Will The Whale On Canadian Beach Finally Explode?
Trout River in Gros Morne National Park, Newfoundland, Canada became a famous little town since the 81-foot long, dead blue whale washed ashore on the last week of April 2014. This is just one of nine whales that died crushed in the heavy ice, several weeks before, off the southwest coast of the Rock. The whale in Trout River is not the only one that floated back to land – there is one in Rocky Harbor and the one in the Bakers Brook area, all of them the size of a bus.
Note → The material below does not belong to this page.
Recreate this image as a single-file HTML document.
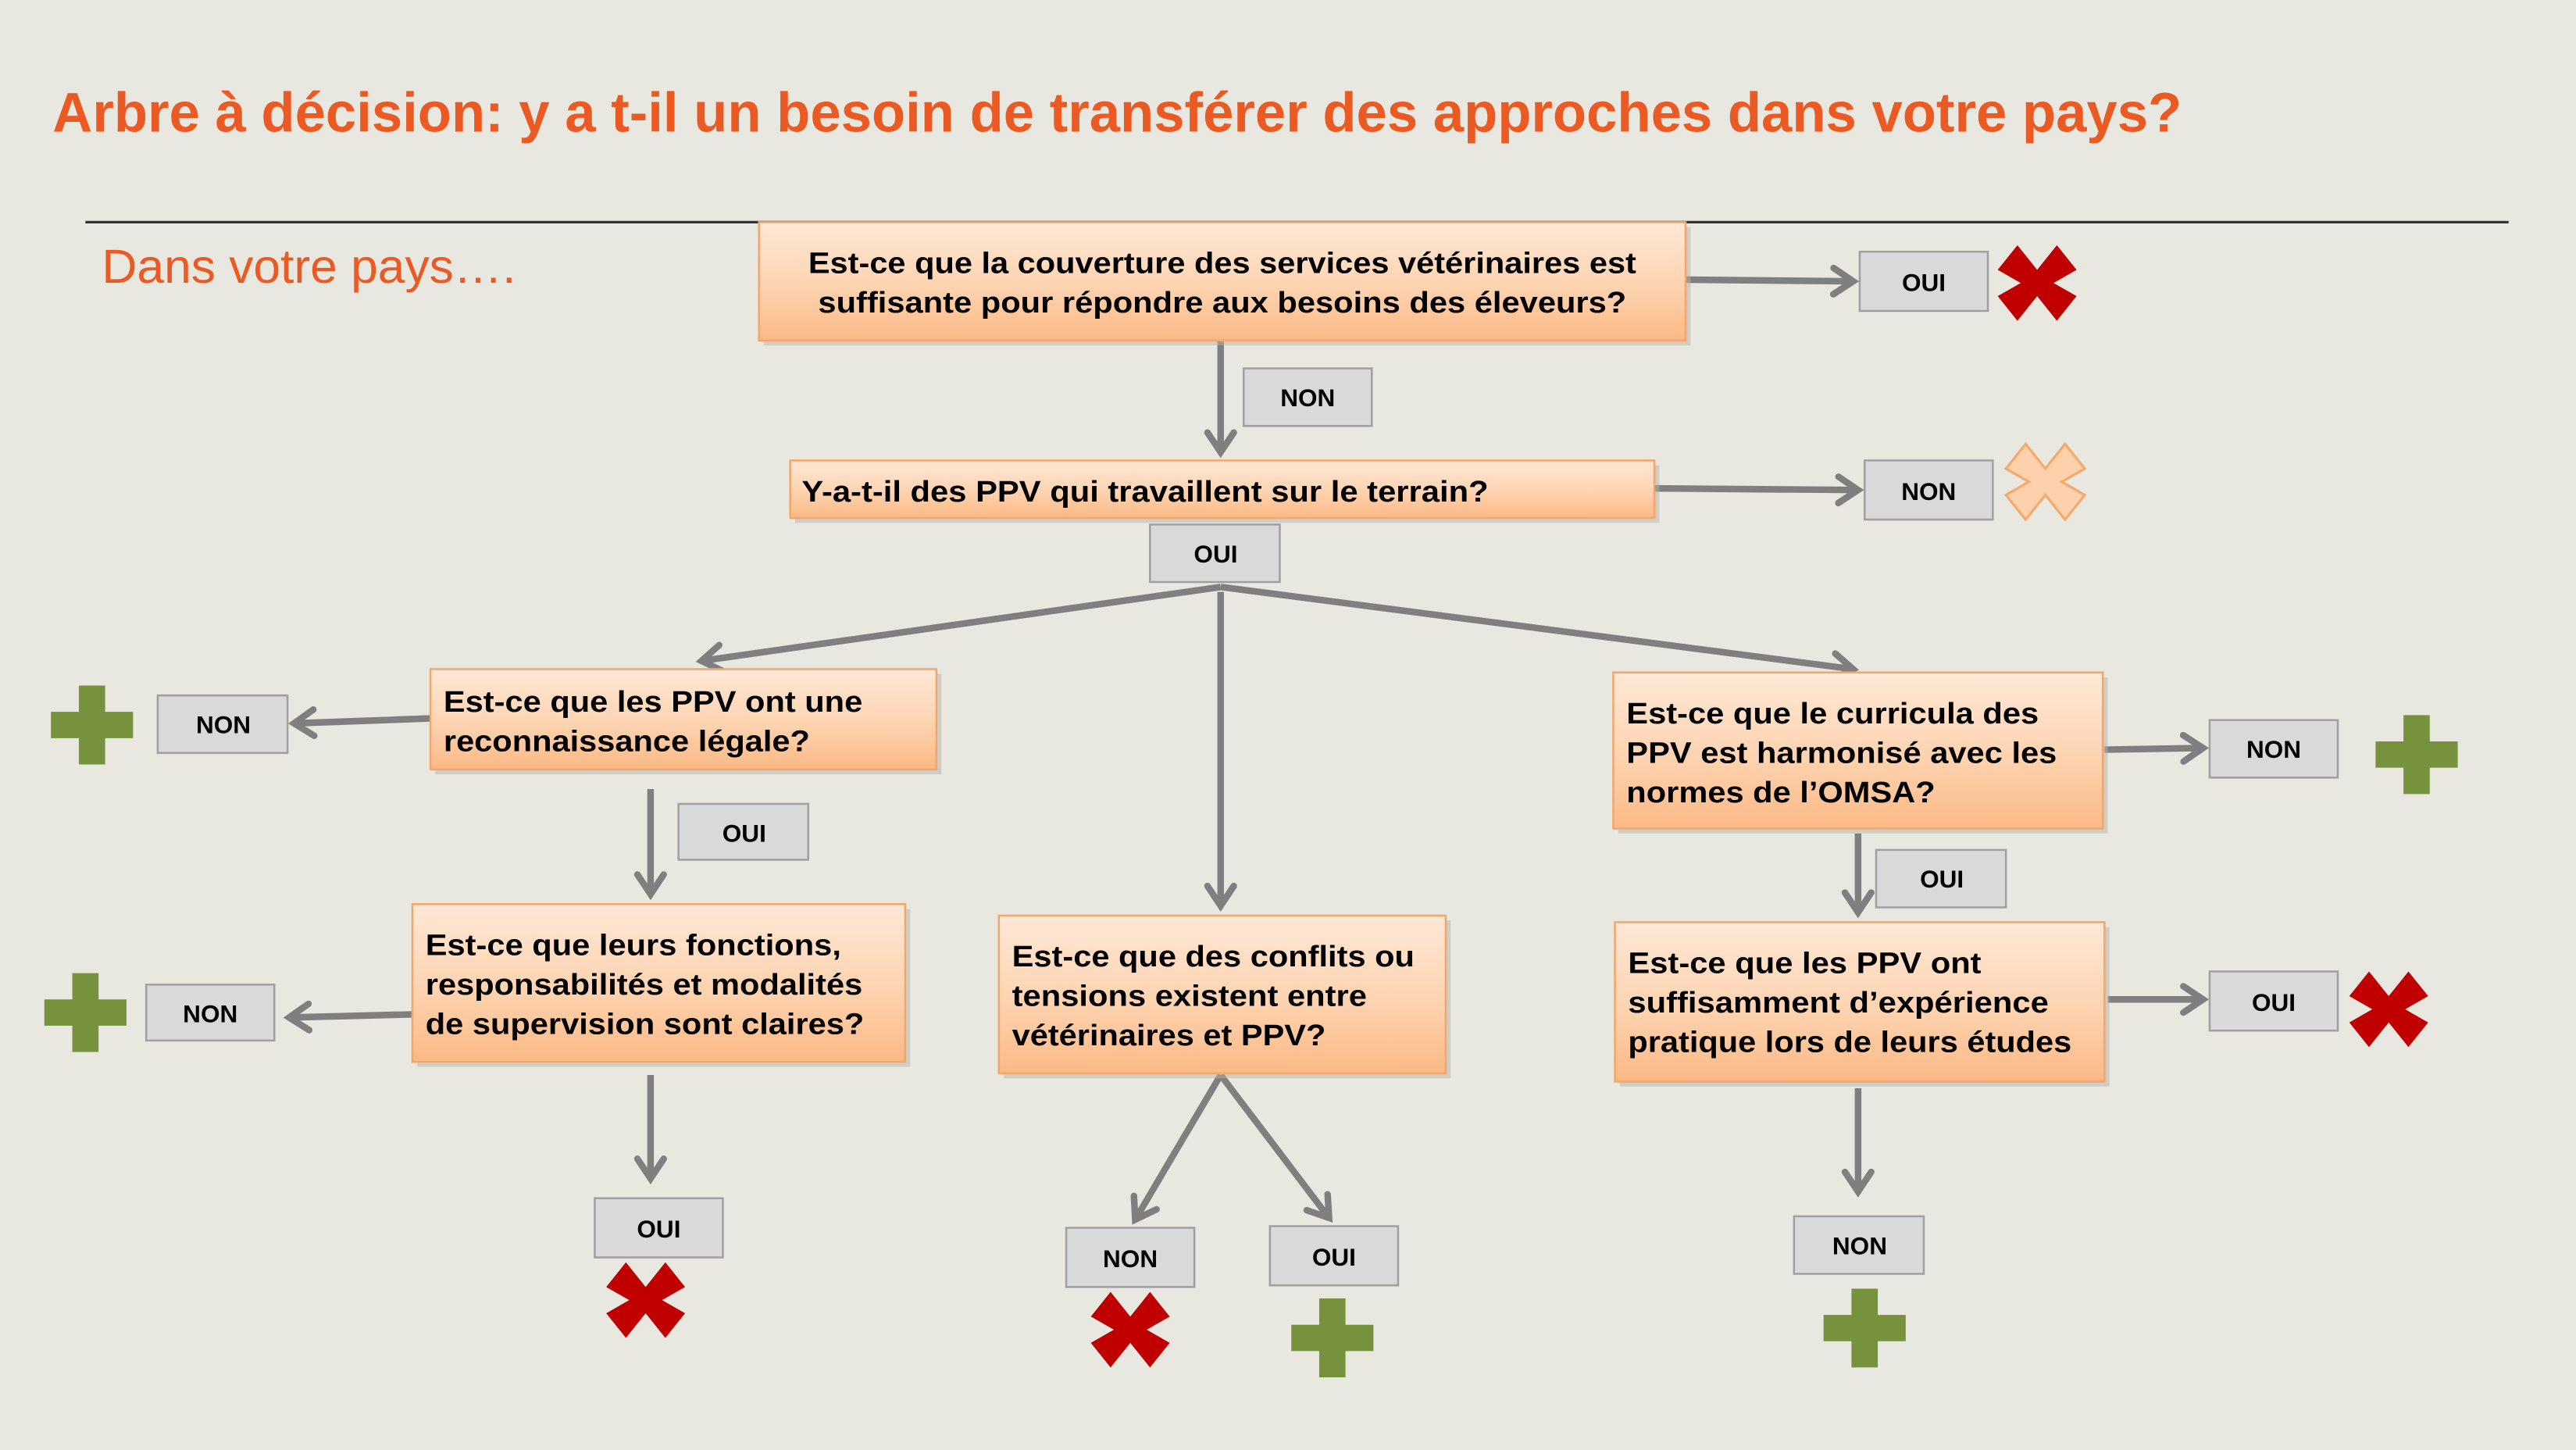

The stench of the rotting carcass is more than appalling, but the whale is still there, on the beach. According to the local authorities, they don’t know what to do with it. Residents hoped that the Canadian government would help, but unfortunately they have to deal with their “whale” problem on their own. Canadian officials say it’s the responsibility of provincial or municipal authorities.
But how? This small town with only 600 residents has no money or the equipment to dispose of the dead creature. Some volunteers wanted to drag the carcass into the sea, but that would pose hazard to the passing ships. People even wanted to burn or bury the carcass, but nothing has been done.
As usual, the carcass is full of methane. It’s swollen and may easily explode all over the beach which will be a real health hazard. Fortunately, for the residents of this little town, the swollen mammal is starting to deflate. They probably won’t be witnesses to a sight such as in Faroe Islands in 2013, when a biologist cut open a dead sperm whale and had to flee from the explosion of whale innards.
Jack Lawson, a researcher with the Department of Fisheries and Oceans explained that gases will probably leave the whale carcass. Also, its skin will break down and deflate like a balloon. He remains optimistic: “We rarely get a chance to look at a whole blue whale. So, this is an opportunity for us to collect samples from animals that normally aren’t easy to find and approach.”
People are worried about how this may affect the upcoming tourist season. Unexpectedly, tourists are drawn to this little town with a great desire to see the whale rotting carcass. Town clerk Emily Butler says: “They do realize the blue whale is attracting attention, in terms of tourists wanting to come and see it, but they don’t believe it will actually keep the tourists around the area.”